David’s suggestion? Create intrusions. For example, a standing meeting with a business coach is an interruption in your day, but it forces you to stop whatever you’re doing and spend an hour or two on business development. For intrusions to work, however, they must be constructive—a phone constantly buzzing will only serve to distract you, while a constructive intrusion is planned and allows you to easily transition back into your daily work. David has found that these forced interruptions can be crucial in accelerating business development.

  1. Customize Strategies for Your Firm

So you’d like to try using intrusions to increase business development activity, but which kind will work for you? These techniques are not one-size-fits-all. Every firm will navigate this maze a little differently, simply because every culture is unique and lawyers each bring their own personalities and dynamics to the table.

For example, for some clients, David encourages business development by introducing healthy competition. Every lawyer is given a score based on their business development efforts, and the scores are publicly shared and discussed at meetings. This strategy works well at firms where lawyers thrive on competition and there’s enough camaraderie that lawyers don’t take it too personally. At another firm, it could fall flat or even create tension between attorneys.

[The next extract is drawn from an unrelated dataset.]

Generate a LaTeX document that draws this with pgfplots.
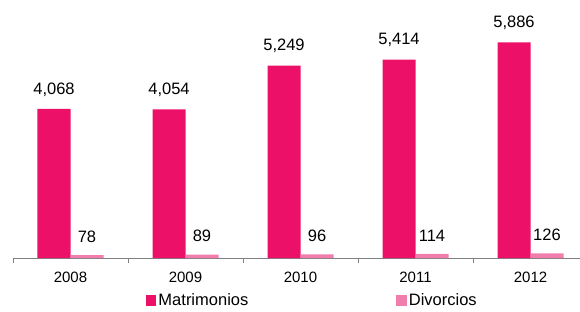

What works for one firm or one lawyer won’t necessarily work for another, so you must know yourself and your firm culture to create a successful system.

  1. Use the Most Powerful Incentive

Few things motivate people as much as money does. Why not apply this principle to your business development efforts? David worked with one firm to create a bonus pool that lawyers gain access to when they complete their business development goals. This has created a significant incentive for attorneys to do something they might otherwise ignore—another kind of constructive intrusion that helps lawyers broaden their daily focus.

This is also a potentially paradigm-shifting approach for law firms, where most lawyers are compensated based on lagging indicators: hours billed and revenue generated in the past. Using bonuses to incentivize business development focuses on leading indicators—things a lawyer is doing today that will lead to revenue in the future. Firms tend to have a wait-and-see mindset that discourages lawyers from doing work that doesn’t have an immediate positive result, but business development takes time. Rewarding leading indicators helps attorneys and firms take the long view and reap rewards in the future.

  1. Reduce Human Effort

There’s one overarching truth when it comes to law firm business development: the more effort lawyers have to put into client data entry and tracking, the less likely they are to do it. When attorneys have to spend time logging every detail of an interaction with a client, it creates friction that ultimately leads to low utilization of the CRM tool.

David predicts that this is where AI and other forms of automation will come in, but even without access to these tools, there are things firms can do right now to reduce human effort. Are lawyers not using the CRM system because it’s poorly designed? Do they need more education on how to use it? Is it time to find outside business development support, or a new CRM tool altogether? Answering these questions will highlight the flaws in the system and help your firm find new ways to gain insight—without putting more burden than necessary on lawyers.